LMC X-4 is an eclipsing high-mass X-ray binary (HMXB) pulsar system located in the Large Magellanic Cloud (LMC), a satellite galaxy of the Milky Way approximately 163,000 light-years away. Discovered in 1972 by the Uhuru X-ray observatory, it consists of a neutron star and a massive companion star, exhibiting periodic X-ray eclipses and long-term intensity variations.

==Charecterstics==
===Components===
LMC X-4 comprises a neutron star with a spin period of 13.5 seconds and an estimated mass of approximately 1.4 solar masses, though earlier studies suggested a range of 2–4 solar masses. The companion is an O7 III-V (or O8 III) star with a mass of about 25 solar masses, nearly filling its Roche lobe, and a visual magnitude of ~14.0. The system's high X-ray luminosity is likely powered by a combination of stellar wind accretion and possible Roche-lobe overflow.

===Orbital Parameters===
The binary system has an orbital period of 1.40830 ± 0.0005 days and exhibits a super-orbital period of approximately 30.5 days, attributed to accretion disc precession. Long-term observations indicate orbital decay with a period derivative on a timescale of ~0.8 million years and evidence of a second derivative on a 55-year timescale, derived from data spanning over 4,600 orbits.

===X-ray Emission===
The X-ray emission of LMC X-4 is characterized by a power-law spectrum with a photon index of 0.7–1.0, a high-energy cutoff, and an iron emission line. The iron line's equivalent width varies significantly during low-intensity states but remains stable in high states, showing similarities to the HMXB Her X-1, though without the variable absorption column density. The system displays X-ray flares and quasi-periodic oscillations (QPOs) at frequencies around 74 mHz and 20–30 mHz, detected by XMM-Newton.

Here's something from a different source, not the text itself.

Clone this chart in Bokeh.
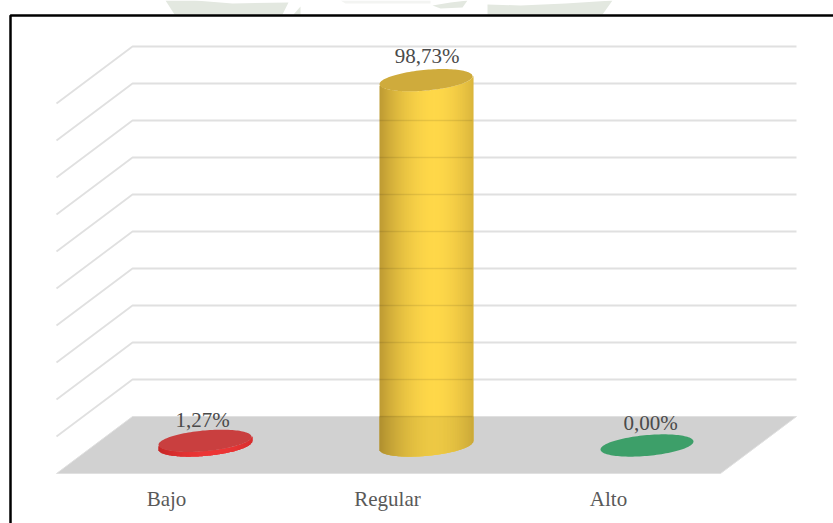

Periodic X-ray eclipses have been instrumental in refining orbital parameters.

==Evolution==
Recent simulations suggest that LMC X-4 may evolve into a Thorne–Żytkow object, a theoretical star with a neutron star core enveloped by a massive stellar companion, potentially linked to ultra-long gamma-ray bursts. Its study provides insights into accretion processes, orbital dynamics, and the evolution of massive binary systems.